Have you ever had an excessive talker on your hands? I don’t mean the casual chatterbox that talks across the cube, I mean an incessant talker- one you can’t shut up. They talk on and on, moving from one subject to another. In the midst the chatterbox community, the incessant talker stands out among the rest because, on some levels, they are incapable– and I use that word purposely- of allowing others into the conversation.
I once reported to a Division Manager who was an incessant talker. He was a great salesman and reeled in the numbers for decades. Something changed over time. He began spending copious amounts of time in the getting-to-know phase with prospective clients and not nearly enough time closing the deal. He became exhausting to deal with when in the office. From the minute he walked in the door until the minute he left, he had to talk. The entire division became his audience, causing all of us, no matter how hard we tried, to become less productive.
Incessant talkers aren’t just annoying, they’re also rude. Confronting a Chatty Kathy or Long-winded Larry can be difficult since these types have the tendency to talk right over you. It takes courage to confront an incessant talker, and if you don’t confront him/her head-on, the chatter usually doesn’t stop.
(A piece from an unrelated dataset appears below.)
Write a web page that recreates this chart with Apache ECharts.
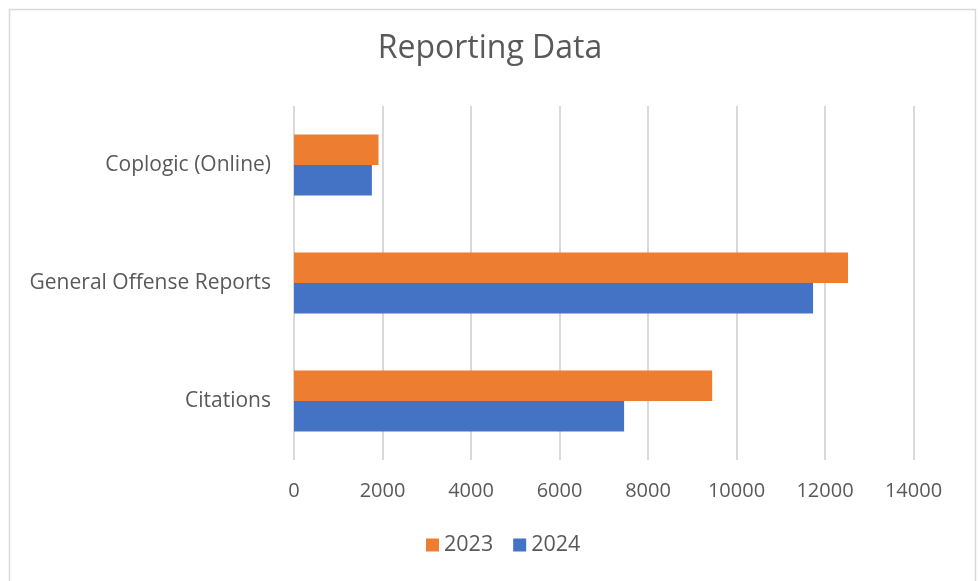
<!DOCTYPE html>
<html>
<head>
<meta charset="utf-8">
<script src="https://cdn.jsdelivr.net/npm/echarts@6/dist/echarts.min.js"></script>
<style>html,body{margin:0;padding:0;background:#fff;}#c{width:980px;height:581px;}</style>
</head>
<body>
<div id="c"></div>
<script>
const categories = ['Citations', 'General Offense Reports', 'Coplogic (Online)'];
const values2023 = [9450, 12520, 1910];
const values2024 = [7460, 11730, 1760];
const xTicks = [0, 2000, 4000, 6000, 8000, 10000, 12000, 14000];

const chart = echarts.init(document.getElementById('c'), null, {renderer: 'canvas'});
const font = 'Open Sans';
chart.setOption({
  backgroundColor: '#fff',
  animation: false,
  graphic: [{
    type: 'rect', left: 7, top: 7,
    shape: {width: 966, height: 580},
    style: {fill: 'none', stroke: '#d9d9d9', lineWidth: 1.5},
    silent: true
  }],
  title: {
    text: 'Reporting Data', left: 'center', top: 28,
    textStyle: {fontFamily: font, fontSize: 32, fontWeight: 'normal', color: '#595959'}
  },
  legend: {
    data: ['2023', '2024'], bottom: 20, left: 421,
    itemWidth: 13, itemHeight: 13, itemGap: 20, icon: 'rect',
    textStyle: {fontFamily: font, fontSize: 21.5, color: '#595959'}
  },
  grid: {left: 294, right: 66.5, top: 106, bottom: 121, containLabel: false},
  xAxis: {
    type: 'value', min: xTicks[0], max: xTicks[xTicks.length - 1], interval: 2000,
    axisLine: {show: false}, axisTick: {show: false},
    splitLine: {lineStyle: {color: '#d9d9d9', width: 2}},
    axisLabel: {fontFamily: font, fontSize: 20, color: '#595959', margin: 21,
      formatter: v => String(v)}
  },
  yAxis: {
    type: 'category', data: categories,
    axisLine: {show: false}, axisTick: {show: false},
    axisLabel: {fontFamily: font, fontSize: 21, color: '#595959', margin: 23}
  },
  series: [
    {name: '2023', type: 'bar', data: values2023, barWidth: 30.5, barGap: '0%',
     itemStyle: {color: '#ED7D31'}},
    {name: '2024', type: 'bar', data: values2024, barWidth: 30.5, barGap: '0%',
     itemStyle: {color: '#4472C4'}}
  ]
});
</script>
</body>
</html>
It’s not your job as a manager to know the psychological reasons behind an employee’s incessant talking (research does suggest a number of factors). It is your job to keep the unit functioning well and meeting goals.
Recently, I worked with a client who had an incessant talker on staff. His manager was very reluctant to confront him because she didn’t want to hurt his feelings. She justified her own actions by saying that underneath he meant no harm; he just seems to be a bit needy. Over a six month stretch, I watched the whole environment upend itself. Simply put, people couldn’t take it any longer. The manager received complaints weekly. Customers called complaining they couldn’t get him off the phone. Employees asked to change their work schedules and moved their lunch hours to avoid him. It wasn’t until another coworker threatened to quit that the situation came to a head. Now the manager was forced to deal with it.
Comfortable or not, it’s our role as managers to take action when a single person’s constant chatter brings down a team. Confronting the incessant talker may sound like an ugly, painful process but it doesn’t have to be. Confronting is another term for setting boundaries and establishing behavioral limits during workplace interactions. So, if you have an incessant talker on your hands, think about the effect it has on others. Consult with a HR professional, set up a plan, and most importantly, have the courage to confront; the overall health of your organization may depend on it.